Dean Mitchell
Chief Financial Officer
Yeah. Bose. Thanks for the question. So, you know, normal or average delinquency development curves generally start to increase, obviously, from the books at origination and generally peak between years three and four. Peak is a little bit of a misnomer. It's kind of a plateau, so it kind of levels off generally in that three to four-year time horizon and then takes, you know, twelve to eighteen months later, it starts to default. But I think looking at that on average can be a challenge. The real answer to the question is the level of delinquencies on each book is very dependent on both the credit characteristics of the insured loans as well as the macroeconomic conditions that each book is really aging through.
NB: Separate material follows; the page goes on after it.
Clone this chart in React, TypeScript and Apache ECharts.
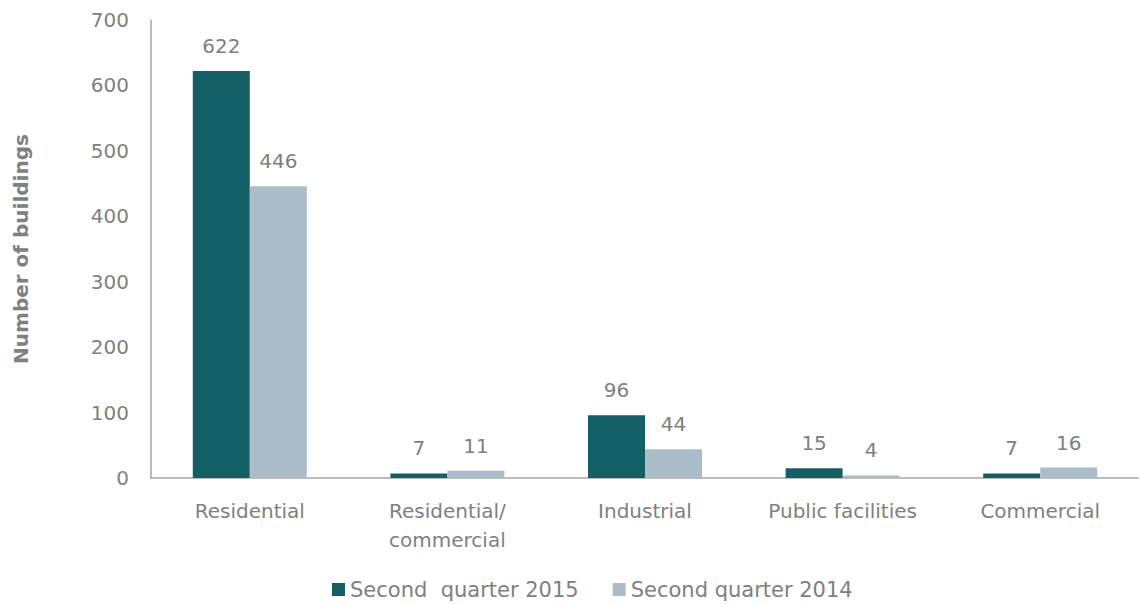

If I try to crystallize that, maybe just by way of example, the 2021 book year, which saw a much heavier concentration in refinance originations, so it has lower loan-to-values, it has lower debt-to-income, and it has marginally higher FICOs. It also had meaningful embedded equity given the environment that it's seasoned through. So we would expect that 2021 book year to produce lower delinquencies than, say, the 2022 book, which had a higher concentration of purchase originations, so higher LTVs, higher DTIs, and marginally lower FICOs. It also, the 2022 book, while it has some embedded equity for sure, it has less than the 2021 book. So there's really no rule of thumb, I think, that I can provide, and I think it probably feels a little too granular to go book year by book year. But, you know, the average is as I suggested, and the books are going to vary depending on their credit characteristics and the macroeconomic conditions. And then the last thing I'd say just on credit overall is just a reminder, whether it's a 2021 or 2022 book, cure activity has remained very elevated given these books still have a significant amount of embedded equity in them. Just to maybe crystallize that point, new delinquencies in the third quarter, 92% of our new delinquencies had at least 10% embedded equity. Seventy percent had at least 20% embedded equity. So we're still seeing the impact of embedded equity on the cure activity, and when you put those two things together, I think we end up in a place where we characterize in our prepared remarks that we still believe overall credit performance remains very strong through the third quarter.